Note: The following is the fifth in a series of columns on the origin of currency in the American colonies and Georgia.
In 1694, Carolina Governor Arthur Dobbs ordered struck half-penny, one-penny and two-penny "Carolina" coins during the reign of William and Mary. They were worth four-fifths the value of English coins and were used as currency throughout the southern frontier, including the “Debatable Lands” of Georgia.
In Georgia, the "sola bills," the state's first bank notes, were printed for the trustees between 1735 and 1750 and were used to pay for supplies purchased by Georgia.
These certificates were redeemable either in Havana at a 40 percent discount or at 20 percent discount in England. Governor Oglethorpe also printed "military money notes" in 1734, which he used for small purchases in the colony.
The trustees also decided to supply the colony with specie. They sent a ship with one-half ton of half-pence coins, one ton of pence coins, 1,000 pennyweight of copper coins and 20,000 silver shillings in 1735.
In 1769, Georgia issued "bills of credit" with a very clear warning printed on them: "To Counterfeit is Death Without Benefit of Clergy." In 1771, Georgia issued bills to be used to encourage settlement.
Georgia next issued money beginning in 1776 "for the support of the Continental Troops." These certificates were hand-dated, numbered and signed by five prominent citizens.
Georgia printed 12,572 pounds sterling in notes in 1776, and in 1778, $150,000 of Georgia's $5 bills were printed for Revolutionary soldiers. They were to be guaranteed with assets from "seized Tory estates."

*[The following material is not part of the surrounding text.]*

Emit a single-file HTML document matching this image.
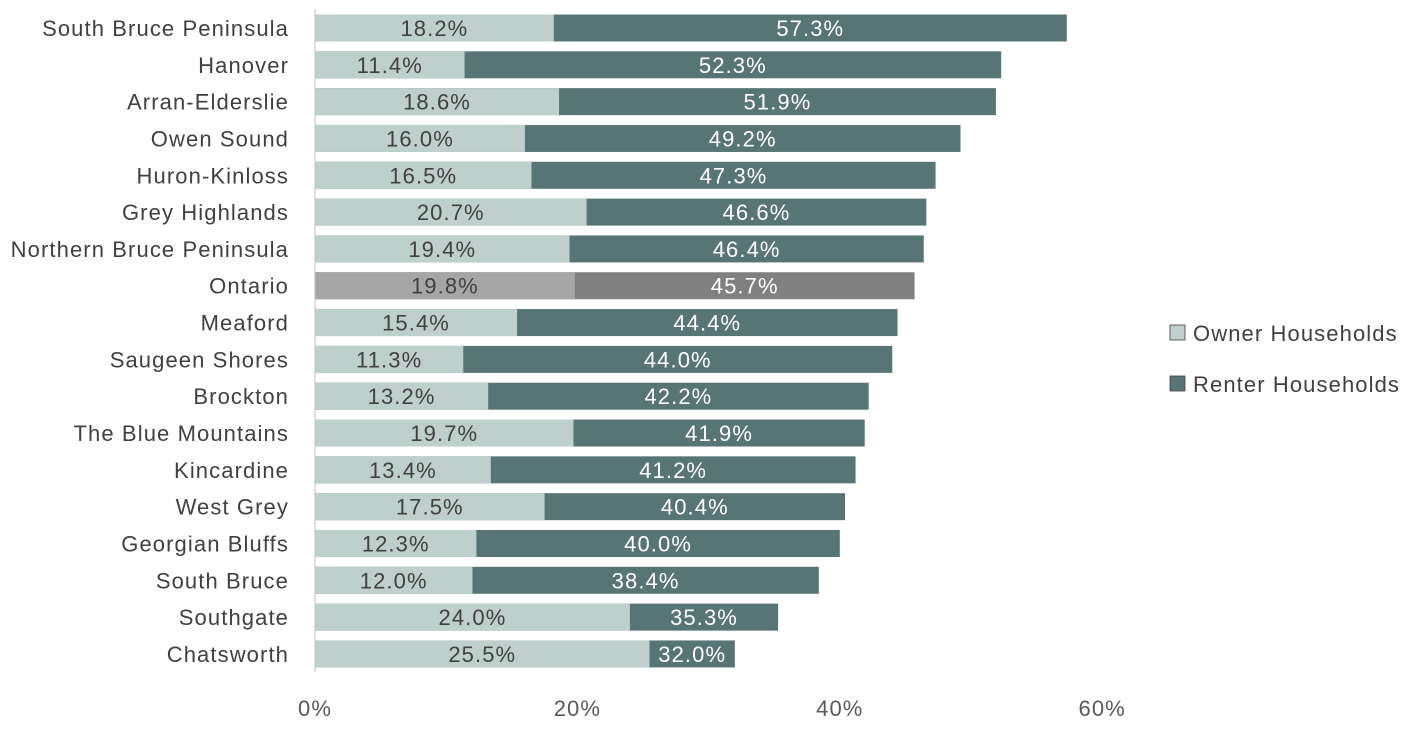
<!DOCTYPE html>
<html><head><meta charset="utf-8"><style>
body{margin:0;background:#fff;width:1408px;height:726px;overflow:hidden}
svg text{font-family:"Liberation Sans",sans-serif;font-size:22px;letter-spacing:1.1px}
</style></head><body>
<svg id="chart" width="1408" height="726"></svg>
<script>
const categories=["South Bruce Peninsula","Hanover","Arran-Elderslie","Owen Sound","Huron-Kinloss","Grey Highlands","Northern Bruce Peninsula","Ontario","Meaford","Saugeen Shores","Brockton","The Blue Mountains","Kincardine","West Grey","Georgian Bluffs","South Bruce","Southgate","Chatsworth"];
const ownerValues=[18.2,11.4,18.6,16.0,16.5,20.7,19.4,19.8,15.4,11.3,13.2,19.7,13.4,17.5,12.3,12.0,24.0,25.5];
const renterValues=[57.3,52.3,51.9,49.2,47.3,46.6,46.4,45.7,44.4,44.0,42.2,41.9,41.2,40.4,40.0,38.4,35.3,32.0];
const tickValues=[0,20,40,60];
const tickLabels=["0%","20%","40%","60%"];

const svg=document.getElementById('chart');
const NS="http://www.w3.org/2000/svg";
const x0=315,pxPer=13.12,yTop=28,step=36.82,bh=27;
const xs=v=>x0+v*pxPer;
const ys=i=>yTop+i*step;
function mk(tag,attrs,text){const e=document.createElementNS(NS,tag);for(const k in attrs)e.setAttribute(k,attrs[k]);if(text!==undefined)e.textContent=text;svg.appendChild(e);return e;}

categories.forEach((c,i)=>{
  const cy=ys(i);
  const ont=c==="Ontario";
  const r=mk('rect',{x:xs(0),y:cy-bh/2,width:xs(renterValues[i])-xs(0),height:bh,fill:ont?'#808080':'#587575'});
  
  
  const o=mk('rect',{x:xs(0),y:cy-bh/2,width:xs(ownerValues[i])-xs(0),height:bh,fill:ont?'#a6a6a6':'#bfcfcc'});
  
  
  const lo=mk('text',{x:(xs(0)+xs(ownerValues[i]))/2,y:cy+8,'text-anchor':'middle',fill:'#404040'},ownerValues[i].toFixed(1)+'%');
  
  
  const lr=mk('text',{x:(xs(ownerValues[i])+xs(renterValues[i]))/2,y:cy+8,'text-anchor':'middle',fill:'#fff'},renterValues[i].toFixed(1)+'%');
  
  
  const cl=mk('text',{x:289,y:cy+8,'text-anchor':'end',fill:'#404040'},c);
  
  
});
const ax=mk('line',{x1:x0,x2:x0,y1:9,y2:672,stroke:'#bfbfbf','stroke-width':1});


tickValues.forEach((t,i)=>{
  const tl=mk('text',{x:xs(t),y:716,'text-anchor':'middle',fill:'#595959'},tickLabels[i]);
  
  
});
const legend=[["Owner Households","#bfcfcc",333],["Renter Households","#587575",384]];
legend.forEach(l=>{
  const s=mk('rect',{x:1170,y:l[2]-8,width:15,height:15,fill:l[1],stroke:'#404040','stroke-width':0.8});
  
  
  const t=mk('text',{x:1193,y:l[2]+8,fill:'#404040'},l[0]);
  
  
});
</script>
</body></html>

In 1794, the city of Savannah printed its own fractional currency. This "animal money" was designed with the understanding that many Savannahians couldn't read.
The act authorizing the bills stated: "The value of the coin is determined by the picture on the coin." A ship was worth 10 cents; a horse, 5 cents; a cow,
4 cents; and a dog, 2 cents.
In 1792, Alexander Hamilton established the U.S. dollar as the basic unit of American currency. The new gold dollar contained 24.74 grains of gold, while the new silver dollar contained 371.25 grains of silver.
In 1861, the Confederacy began printing large amounts of Confederate Treasury notes. Most people refused to accept them in exchange for either gold or silver coins. Georgia state bills, however, still held their value.
In Georgia, the Confederate Treasury bills flooded the market. By 1865, nearly $1 billion worth had been printed. They became worth as little as $8 in Confederate bills for $1 in Georgia bills.
These notes, therefore, were used in many creative ways. Often called "shinplasters," the troops discovered that when mixed with mud and water, these bills made their ill-fitting boots much more comfortable.